Nehemiah is granted official permission to rebuild Jerusalem’s walls. It doesn’t take long for local opposition to rise up against him.

Peter is arrested by Herod (whose popularity seemed to increase after he had the apostle James killed by the sword. Spreading the gospel, for the early church, quickly brought the very persecution that Jesus warned them about.

Both Nehemiah and Peter were used to strengthen and build up God’s people. They both did this in the teeth of strong opposition by various hostile men.

Both of these men found themselves in danger (though Peter’s danger maybe seems to be more of an extreme case, or at least more immediate).

Both are unflinching in their faithfulness and loyalty to the living God that they served.

The same God is behind both situations, of course.

For Nehemiah there are no miracles, no mighty displays of power, no angels in the night. There is only a great deal of risky and courageous work.

By contrast, Peter’s situation is much more restricted. He has been arrested and is in prison awaiting execution. Since James has already been killed, Peter has no reason to think he will escape the executioner’s sword. Peter is rescued by an angel; the chains fall away from him, the doors open of their own accord.

The lesson seems (by comparing and contrasting these two situations) to be that God’s servants do not have the same gifts, the circumstances, the same success, or the same degree of divine intervention.

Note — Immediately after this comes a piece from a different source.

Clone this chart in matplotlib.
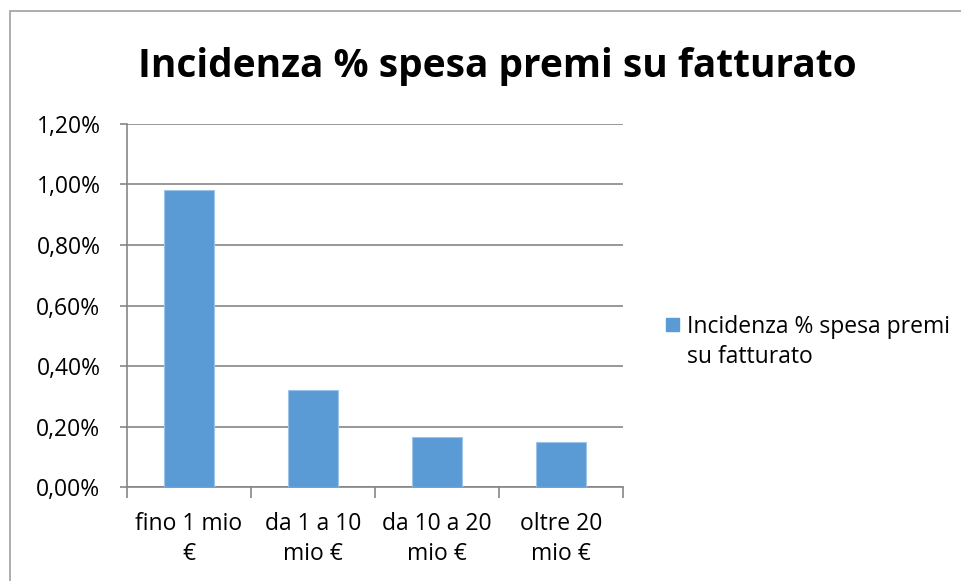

D.A. Carson comments, “It is partly a matter of gifts and calling; it is partly a matter of where we fit into God’s unfolding redemptive purposes. Has he placed us in times of declension, for example, or of revival; of persecution, or of major advance?”

Let God be God; let all his servants be faithful.

Lord, help me to turn circumstances (and the outcomes to those circumstances) over to you, my all-knowing, all-powerful, sovereign God who is working out all things for your name’s sake, which is always also for my good.